More Works: Babies from Heaven, People In Hell - 2007
Abaton Garage (Abaton Book Company)
Babies from Heaven, People in Hell
Paintings by Paula Gillen
July 8th – August 9th, 2007
In Babies from Heaven and People in Hell, Gillen revisits her creative roots, cultivating them without erasing all wild abandon. Her careful yet carefree delivery reads as a sort of outsider art from the inner sanctum.
People in Hell are, needless to say, engaged in a bevy of sins, none of them particularly original, but then that’s obviously the point. To err is human and in capturing her subjects non-judgmentally, an element of forgiveness is implied, vestiges, perhaps, of Gillen’s Catholic upbringing. The undertaking of such a dire topic with equal measures of humor and angst suggests the influence of German Expressionism, as does the murky application of paint, but Gillen’s field is leveled by repeat allusions to the popular graphics of commercial art, alongside references to timeless, priceless treasure.
With a Hell’s–eye view, Gillen reflects on the worldwide favorite pastime of Hollywood stargazing. The glitter-dusted twin orbs of Anna Nicole (which is which?) act as a stand-in for our humbled constellations. One heavenly body serves as well as the next, when wishing upon a star takes on new meaning. Politics are another hot dish on Gillen’s tray. A wide-eyed President George Bush II attempts to comfort a bawling babe amidst the underworld’s ferocious flames.
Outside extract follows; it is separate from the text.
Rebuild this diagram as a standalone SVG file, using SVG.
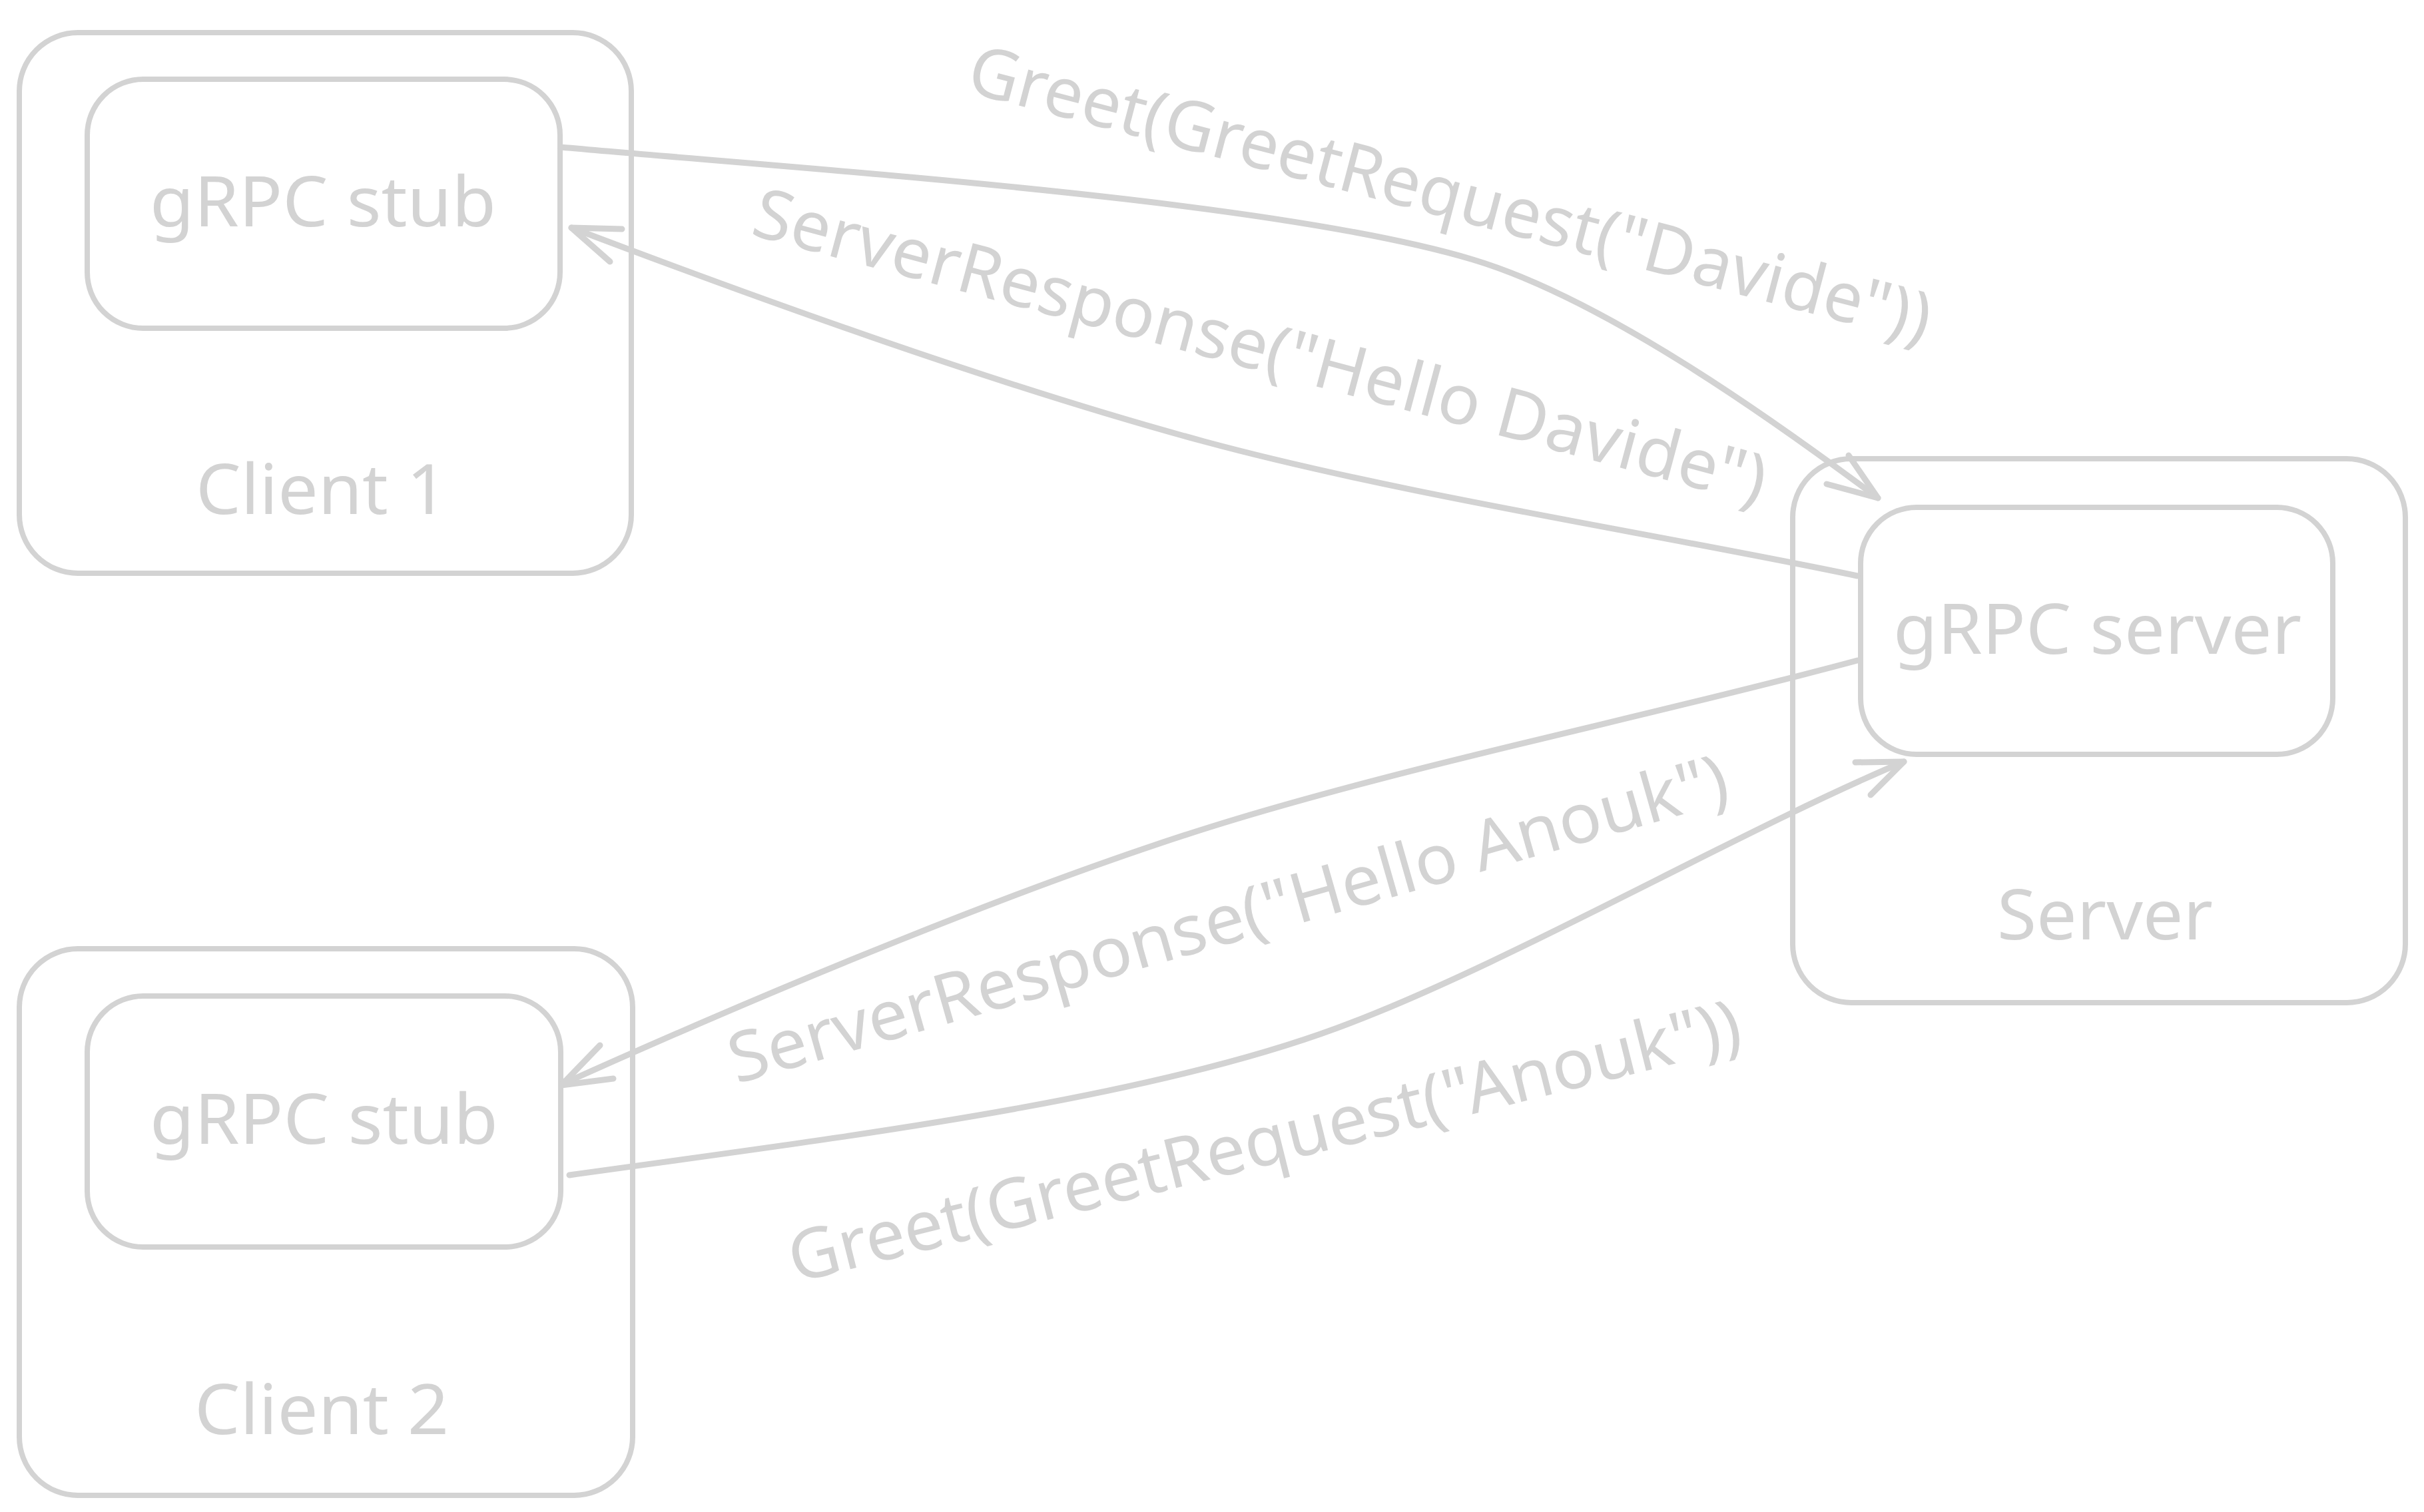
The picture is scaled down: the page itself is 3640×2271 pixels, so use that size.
<svg xmlns="http://www.w3.org/2000/svg" width="3640" height="2271" viewBox="0 0 3640 2271">
<style>
.box{fill:none;stroke:#d3d3d3;stroke-width:8;stroke-linecap:round;stroke-linejoin:round}
.edge{fill:none;stroke:#d3d3d3;stroke-width:9;stroke-linecap:round;stroke-linejoin:round}
.head{fill:none;stroke:#d3d3d3;stroke-width:9;stroke-linecap:round;stroke-linejoin:round}
.lbl{fill:#d3d3d3;font-family:"Noto Sans","Open Sans","Liberation Sans",sans-serif;font-size:104px}
</style>
<rect x="0" y="0" width="3640" height="2271" fill="#ffffff"/>
<g id="client1">
  <rect class="box" x="29" y="49" width="919" height="812" rx="88"/>
  <text class="lbl" x="294" y="772" textLength="378" lengthAdjust="spacingAndGlyphs">Client 1</text>
</g>
<g id="stub1">
  <rect class="box" x="131" y="119" width="710" height="374" rx="84"/>
  <text class="lbl" x="225" y="340" textLength="520" lengthAdjust="spacingAndGlyphs">gRPC stub</text>
</g>
<g id="client2">
  <rect class="box" x="29" y="1425" width="921" height="821" rx="88"/>
  <text class="lbl" x="292" y="2154" textLength="382" lengthAdjust="spacingAndGlyphs">Client 2</text>
</g>
<g id="stub2">
  <rect class="box" x="131" y="1496" width="711" height="377" rx="84"/>
  <text class="lbl" x="225" y="1718" textLength="523" lengthAdjust="spacingAndGlyphs">gRPC stub</text>
</g>
<g id="server">
  <rect class="box" x="2692" y="689" width="920" height="817" rx="88"/>
  <text class="lbl" x="2999" y="1411" textLength="324" lengthAdjust="spacingAndGlyphs">Server</text>
</g>
<g id="grpcserver">
  <rect class="box" x="2794" y="762" width="709" height="371" rx="84"/>
  <text class="lbl" x="2843" y="982" textLength="613" lengthAdjust="spacingAndGlyphs">gRPC server</text>
</g>
<g id="connectors">
  <g id="greet-davide">
    <path class="edge" d="M842,221 C1242,257 1912,300 2212,390 C2412,450 2670,636 2820,748"/>
    <path class="head" d="M2776,684 L2820,748 L2743,727"/>
    <text class="lbl" transform="translate(1448,137) rotate(14.7)" x="0" y="0" textLength="1490" lengthAdjust="spacingAndGlyphs">Greet(GreetRequest("Davide"))</text>
  </g>
  <g id="response-davide">
    <path class="edge" d="M2789,865 C2489,802 2108,744 1808,663 C1508,582 1158,456 858,342"/>
    <path class="head" d="M934,344 L858,342 L916,393"/>
    <text class="lbl" transform="translate(1125,352) rotate(15)" x="0" y="0" textLength="1570" lengthAdjust="spacingAndGlyphs">ServerResponse("Hello Davide")</text>
  </g>
  <g id="response-anouk">
    <path class="edge" d="M2789,992 C2489,1073 2157,1140 1857,1230 C1557,1320 1145,1493 845,1628"/>
    <path class="head" d="M921,1620 L843,1630 L901,1570"/>
    <text class="lbl" transform="translate(1106,1628) rotate(-15.9)" x="0" y="0" textLength="1555" lengthAdjust="spacingAndGlyphs">ServerResponse("Hello Anouk")</text>
  </g>
  <g id="greet-anouk">
    <path class="edge" d="M855,1765 C1255,1709 1708,1655 2008,1544 C2258,1452 2609,1249 2859,1144"/>
    <path class="head" d="M2786,1145 L2859,1144 L2809,1194"/>
    <text class="lbl" transform="translate(1194,1927) rotate(-14)" x="0" y="0" textLength="1470" lengthAdjust="spacingAndGlyphs">Greet(GreetRequest("Anouk"))</text>
  </g>
</g>
</svg>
Both would nodoubt prefer to be snuggling cozily on daddy’s lap.
In the eons-old debate over which came first—chicken or egg, George Bush or George Bush—Gillen’s cherubim spring into play. These blissful, bouncing newborns might at first appear to stand, rather, lie in opposition to their Hell-ridden counterparts, yet at second glance it becomes quite clear that each reflects a rebirth of the other, all striking milestones in a seemingly endless cycle.
Babies from Heaven emerge, through the usual portal, from a psychedelic primordial ooze, into an assortment of times and places: 14th-century Italy, 18th-century Japan, 20th-century Spain, 21st-century America, bringing with them the wisdom of the ages. How long, one can’t help but wonder, until this knowledge dissipates--minutes, hours, days, weeks, months? Within a year, two at most, it will certainly have vanished, or dwindled to all but naught, to be touched upon later, perhaps, on occasion. Paula Gillen has birthed such an occasion here and now.